关键词: 模块式加筋土挡墙, 静荷载, 交通荷载, 力学特性

Abstract:

Reinforced earth retaining walls, as part of the roadbed, are not only subjected to static loads such as road infrastructure, but also subjected to traffic loads caused by vehicle movements. To investigate the mechanical properties and working performance of modular reinforced earth retaining walls under static and dynamic loads, the large-scale laboratory model tests were conducted, in which the variation laws of the mechanical behaviors such as the settlement of reinforced earth retaining walls, horizontal displacement of panels, lateral earth pressure coefficient and geogrid strain were compared and analyzed. The results showed that the damage modes of retaining walls under static and dynamic loads are local shear damage and panel extrusion damage, respectively, and the maximum strains of the geogrid are 1.7% and 4.5%, respectively, neither of which reaches the damage strain.

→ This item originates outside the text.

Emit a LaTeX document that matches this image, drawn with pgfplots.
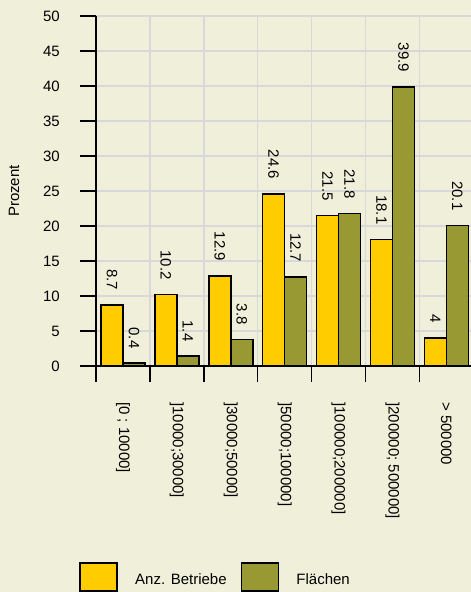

The ultimate bearing capacities of the retaining wall under both static and dynamic loads are identical, and the maximum settlement of the top of the wall under dynamic load is increased by 280% and the horizontal displacement of the panel is increased by 180% compared with those under the static load. The deformation of the surrounding soil by extrusion during the descent of the load plate imposes horizontal additional stress on the panel, resulting in a larger lateral additional stress coefficient Kr than the theoretical value at the back of the wall. Under the action of dynamic load, the soil particles move irregularly, and the peak acceleration in the soil increases with the increase in load amplitude and decreases gradually from top to bottom along the height of retaining wall. The research results are important in revealing the mechanical behavior and damage mechanisms of reinforced earth retaining walls under static and traffic loads and in improving the relevance of model tests to actual engineering.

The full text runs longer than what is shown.